WPP, the London based advertising company with the biggest revenues will be shifting its focus to acquiring high growth businesses in the e-commerce and marketing technology space.
The company said on Thursday that it expected to spend £200 million to £400 million a year on acquisitions in these high-growth areas. WPP aims to expand its presence in these businesses from 25 percent to 40 percent of revenues by 2025. It aims to increase its annual dividend to approximately 40 percent of its headline earnings per share.
WPP is hosting a virtual presentation for investors and analysts to update on its strategy for growth, reinvestments, and outline its plans for capital allocation and provide new medium-term financial targets.
It wants to fund growth and improve profitability through gross annual cost savings of £600 million by 2025, with approximately two-thirds reinvested in talent, incentives and technology to drive growth.
The group also plans to resume share buybacks relating to the disposal of Kantar, the market data business, from next year. Mark Read, chief executive, said, “We are converting our size into scale, making us more effective and efficient as we share expertise across a simpler company of stronger agency brands.”

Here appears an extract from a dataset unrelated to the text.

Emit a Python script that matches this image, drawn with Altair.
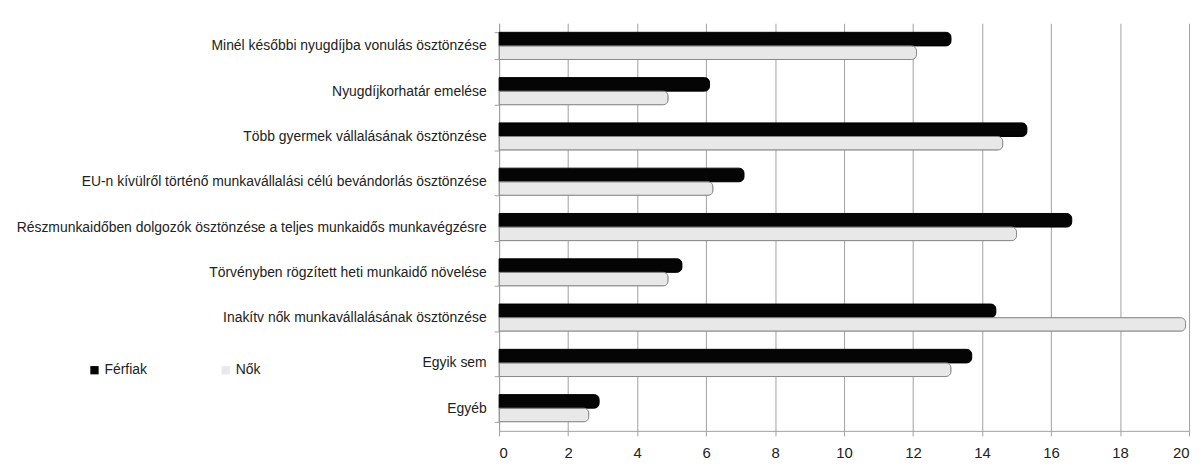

In a bid to improve its business strategies and talent management, it plans a capital expenditure of £450-500 million per annum in 2021 and 2022 and £300-350 million per annum thereafter, in campus programs, ERP systems and shared services. In the long run it will help cut costs for the company. They even plan to add an extra 10,000 staff.
WPP too was hit hard by the pandemic. It expects to return to growth in “mid-single digits” next year.
Read said, “It has been two years since we set out our strategy to return WPP to growth. Since then, we have made significant progress, with stronger agency brands, new leadership, a simpler structure and a strong balance sheet. We can see the results in our industry-leading new business performance, with $5.6 billion won in the first nine months, including Alibaba, HSBC, Intel, Uber and Unilever.”
He further said that the pandemic has hastened the structural changes that were long overdue in the industry. The move towards e-commerce and digital space has forced the industry to look for channel partners here.
Clients are demanding a similar transition where there is an integration of technology with changing consumer needs that are majorly moving online. He said, “There are significant new growth opportunities for WPP as clients demand simple, integrated solutions that combine creativity with technology and data expertise. Clients need trusted partners more than ever to help them transform and succeed.
“£400 million of the targeted £600 million savings will be used to fund investment in the capabilities and technology that will drive future growth for our people, our clients, our business and our shareholders,” he added.
John Rogers, the chief financial officer of WPP said that their plan was very ambitious and something that will help them beat the market through cost efficiencies and take those savings and reinvest them back into growth.